# Goal
The line holding "const yTicks = [0, 20, 40, 60, 80, 100, 120, 140];" is the last one to output; start at the first line of the data, keep every line in between exactly, and leave out pictures.

# Recorded data
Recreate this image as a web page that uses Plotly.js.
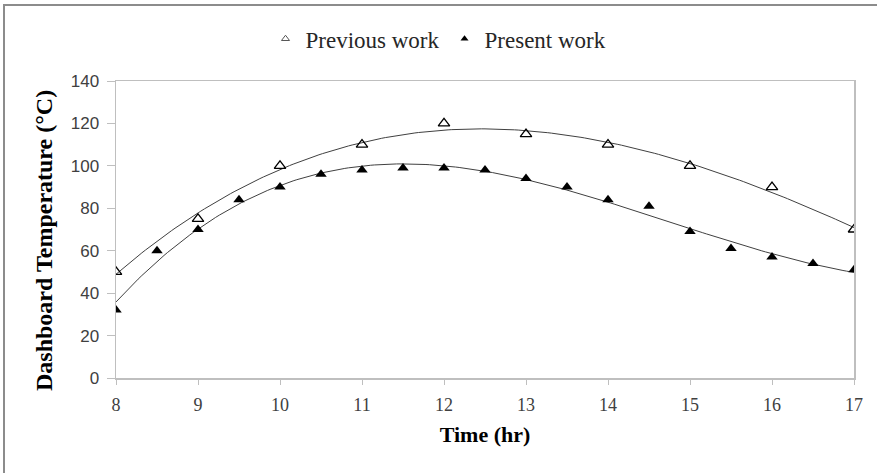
<!DOCTYPE html>
<html>
<head>
<meta charset="utf-8">
<script src="https://cdn.plot.ly/plotly-3.0.1.min.js"></script>
<style>
html,body{margin:0;padding:0;background:#fff;}
#wrap{position:relative;width:877px;height:473px;overflow:hidden;}
#frame{position:absolute;left:3px;top:4px;width:900px;height:500px;border-left:2px solid #8c8c8c;border-top:2px solid #8c8c8c;pointer-events:none;}
#chart{position:absolute;left:0;top:0;width:877px;height:473px;}
</style>
</head>
<body>
<div id="wrap"><div id="chart"></div><div id="frame"></div></div>
<script>
// Data
const prevTime = [8, 9, 10, 11, 12, 13, 14, 15, 16, 17];
const prevTemp = [50, 75, 100, 110, 120, 115, 110, 100, 90, 70];
const presTime = [8, 8.5, 9, 9.5, 10, 10.5, 11, 11.5, 12, 12.5, 13, 13.5, 14, 14.5, 15, 15.5, 16, 16.5, 17];
const presTemp = [32, 60, 70, 84, 90, 96, 98, 99, 99, 98, 94, 90, 84, 81, 69, 61, 57, 54, 51];
const xTicks = [8, 9, 10, 11, 12, 13, 14, 15, 16, 17];
const yTicks = [0, 20, 40, 60, 80, 100, 120, 140];

// Least-squares polynomial trendline (like spreadsheet polynomial trendline)
function polyfit(xs, ys, order) {
  const n = order + 1;
  const A = [];
  for (let i = 0; i < n; i++) {
    A.push(new Array(n + 1).fill(0));
  }
  for (let k = 0; k < xs.length; k++) {
    for (let i = 0; i < n; i++) {
      for (let j = 0; j < n; j++) A[i][j] += Math.pow(xs[k], i + j);
      A[i][n] += ys[k] * Math.pow(xs[k], i);
    }
  }
  for (let i = 0; i < n; i++) {
    let p = i;
    for (let r = i + 1; r < n; r++) if (Math.abs(A[r][i]) > Math.abs(A[p][i])) p = r;
    [A[i], A[p]] = [A[p], A[i]];
    for (let r = 0; r < n; r++) {
      if (r === i) continue;
      const f = A[r][i] / A[i][i];
      for (let c = i; c <= n; c++) A[r][c] -= f * A[i][c];
    }
  }
  return A.map((row, i) => row[n] / row[i]);
}
function trend(xs, ys, order) {
  const c = polyfit(xs, ys, order);
  const tx = [], ty = [];
  const x0 = Math.min(...xs), x1 = Math.max(...xs);
  for (let i = 0; i <= 200; i++) {
    const x = x0 + (x1 - x0) * i / 200;
    let y = 0;
    for (let k = 0; k < c.length; k++) y += c[k] * Math.pow(x, k);
    tx.push(x); ty.push(y);
  }
  return {x: tx, y: ty};
}
const prevFit = trend(prevTime, prevTemp, 3);
const presFit = trend(presTime, presTemp, 3);

const serif = 'Liberation Serif, Times New Roman, serif';
const traces = [
  {x: prevFit.x, y: prevFit.y, mode: 'lines', line: {color: '#404040', width: 1}, showlegend: false, hoverinfo: 'skip'},
  {x: presFit.x, y: presFit.y, mode: 'lines', line: {color: '#404040', width: 1}, showlegend: false, hoverinfo: 'skip'},
  {x: prevTime, y: prevTemp, mode: 'markers', name: 'Previous work', showlegend: false,
   marker: {symbol: 'triangle-up-open', size: 10, color: '#000', line: {color: '#000', width: 1.3}}},
  {x: presTime, y: presTemp, mode: 'markers', name: 'Present work', showlegend: false,
   marker: {symbol: 'triangle-up', size: 10, color: '#000'}},
  // legend entries (smaller symbols, as in the original legend)
  {x: [null], y: [null], mode: 'markers', name: 'Previous work',
   marker: {symbol: 'triangle-up-open', size: 7, color: '#555', line: {color: '#555', width: 1}}},
  {x: [null], y: [null], mode: 'markers', name: 'Present work',
   marker: {symbol: 'triangle-up', size: 7, color: '#000'}}
];

const layout = {
  width: 877, height: 473,
  margin: {l: 116, r: 23, t: 81, b: 95},
  paper_bgcolor: '#fff', plot_bgcolor: '#fff',
  showlegend: true,
  legend: {orientation: 'h', xref: 'container', yref: 'container', x: 0.50, y: 0.918,
           xanchor: 'center', yanchor: 'middle',
           font: {family: serif, size: 23, color: '#262626'},
           itemwidth: 30, tracegroupgap: 0},
  xaxis: {
    range: [8, 17], tickvals: xTicks, ticktext: xTicks.map(String),
    showgrid: false, zeroline: false,
    showline: true, linecolor: '#bfbfbf', linewidth: 1.5, mirror: true,
    ticks: 'outside', ticklen: 5, tickcolor: '#bfbfbf', tickwidth: 1,
    ticklabelstandoff: 5,
    tickfont: {family: serif, size: 18, color: '#404040'},
    title: {text: 'Time (hr)', standoff: 12,
            font: {family: serif, size: 22, color: '#000', weight: 'bold'}}
  },
  yaxis: {
    range: [0, 140], tickvals: yTicks, ticktext: yTicks.map(String),
    showgrid: false, zeroline: false,
    showline: true, linecolor: '#bfbfbf', linewidth: 1.5, mirror: true,
    ticks: 'outside', ticklen: 8, tickcolor: '#bfbfbf', tickwidth: 1,
    ticklabelstandoff: 4,
    tickfont: {family: 'Liberation Sans, Arial, sans-serif', size: 17, color: '#404040'}
  },
  annotations: [{
    text: 'Dashboard Temperature (°C)', textangle: -90, showarrow: false,
    xref: 'paper', yref: 'paper', x: (44 - 116) / 738, y: (378 - 241) / 297,
    xanchor: 'center', yanchor: 'middle',
    font: {family: serif, size: 24, color: '#000', weight: 'bold'}
  }]
};

Plotly.newPlot('chart', traces, layout, {displayModeBar: false, staticPlot: true});
</script>
</body>
</html>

# Result of this task
Recreate this image as a web page that uses Plotly.js.
<!DOCTYPE html>
<html>
<head>
<meta charset="utf-8">
<script src="https://cdn.plot.ly/plotly-3.0.1.min.js"></script>
<style>
html,body{margin:0;padding:0;background:#fff;}
#wrap{position:relative;width:877px;height:473px;overflow:hidden;}
#frame{position:absolute;left:3px;top:4px;width:900px;height:500px;border-left:2px solid #8c8c8c;border-top:2px solid #8c8c8c;pointer-events:none;}
#chart{position:absolute;left:0;top:0;width:877px;height:473px;}
</style>
</head>
<body>
<div id="wrap"><div id="chart"></div><div id="frame"></div></div>
<script>
// Data
const prevTime = [8, 9, 10, 11, 12, 13, 14, 15, 16, 17];
const prevTemp = [50, 75, 100, 110, 120, 115, 110, 100, 90, 70];
const presTime = [8, 8.5, 9, 9.5, 10, 10.5, 11, 11.5, 12, 12.5, 13, 13.5, 14, 14.5, 15, 15.5, 16, 16.5, 17];
const presTemp = [32, 60, 70, 84, 90, 96, 98, 99, 99, 98, 94, 90, 84, 81, 69, 61, 57, 54, 51];
const xTicks = [8, 9, 10, 11, 12, 13, 14, 15, 16, 17];
const yTicks = [0, 20, 40, 60, 80, 100, 120, 140];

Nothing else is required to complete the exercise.